I must confess I'm completely new to templates, having mainly used C++
for quite a while as 'C with Classes', but now I have an application
which seems to cry out for templates, but I just can't get my head
around how to use them in this situation. Any assistance or pointers
to other resources would be welcomed.

Let's say I have a (third party, unmodifiable) library of C functions
which provide the following interfaces:

int AAA_setup(const uint8_t* p1, int p2, struct context* p3);
int AAA_process(const uint8_t* p1, uint8_t* p2, struct context* p3);
int AAA_done(struct context* p1);

int BBB_setup(const uint8_t* p1, int p2, struct context* p3);
int BBB_process(const uint8_t* p1, uint8_t* p2, struct context* p3);
int BBB_done(struct context* p1);

int CCC_setup(const uint8_t* p1, int p2, struct context* p3);
int CCC_process(const uint8_t* p1, uint8_t* p2, struct context* p3);
int CCC_done(struct context* p1);

What I want to do is provide a class wrapper for all this so that in
my C++ application I can do something like:

Work<BBB> thing;
thing.setup(&data1, val);
thing.process(&in, &out);
thing.done();

(The pointer to the context structure can obviously disappear as
private data within the class)

Now this seems from my reading to be the sort of thing that templates
are probably good at, but I can't for the life of me see how to do it,
without first creating a separate class for each of AAA, BBB, and CCC.

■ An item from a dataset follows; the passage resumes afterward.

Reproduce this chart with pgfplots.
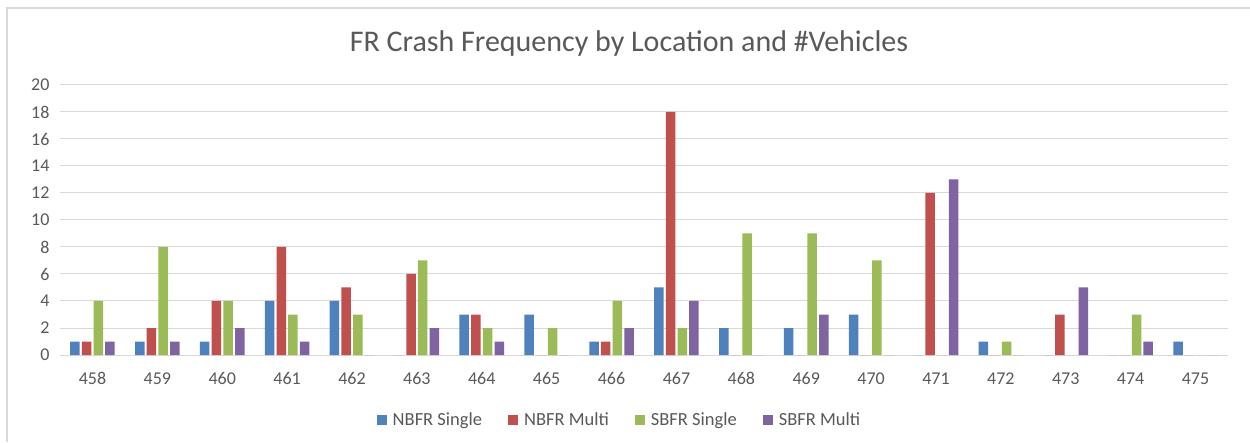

Can anyone enlighten me please?


Sadly, this isn't ideal for templates, because templates works on types
and it seems that what you want is token concatenation. If things are
as you have it above, then it seems that a macro would be more
appropriate to generate the wrapper classes or create a class which
contains some function pointers and initialize that. Once you have your
functions wrapped in a class, then you can use templates to apply
algorithms to those classes.

As a side note, it does seem like both templates and macros are all
about code generation. Templates do it in a completely type safe manner
and macros in a manner that doesn't obey any scoping rules, but is
potentially useful anyway. It would be nice if templates could be
enhanced with some token pasting functionality so that stuff like this
could be safely expressed. Something like

template<token P>
  class Work
  {
     Work() { P##setup(); }
      ~Work() { P##_done(); }
  };

Then it could be instantiated with a token and the code generated. It
seems like it should be doable. Oh well, I could dream I suppose.

For the OP, the above does NOT work. Templates work with types and some
limited PODs but not arbitrary tokens or text.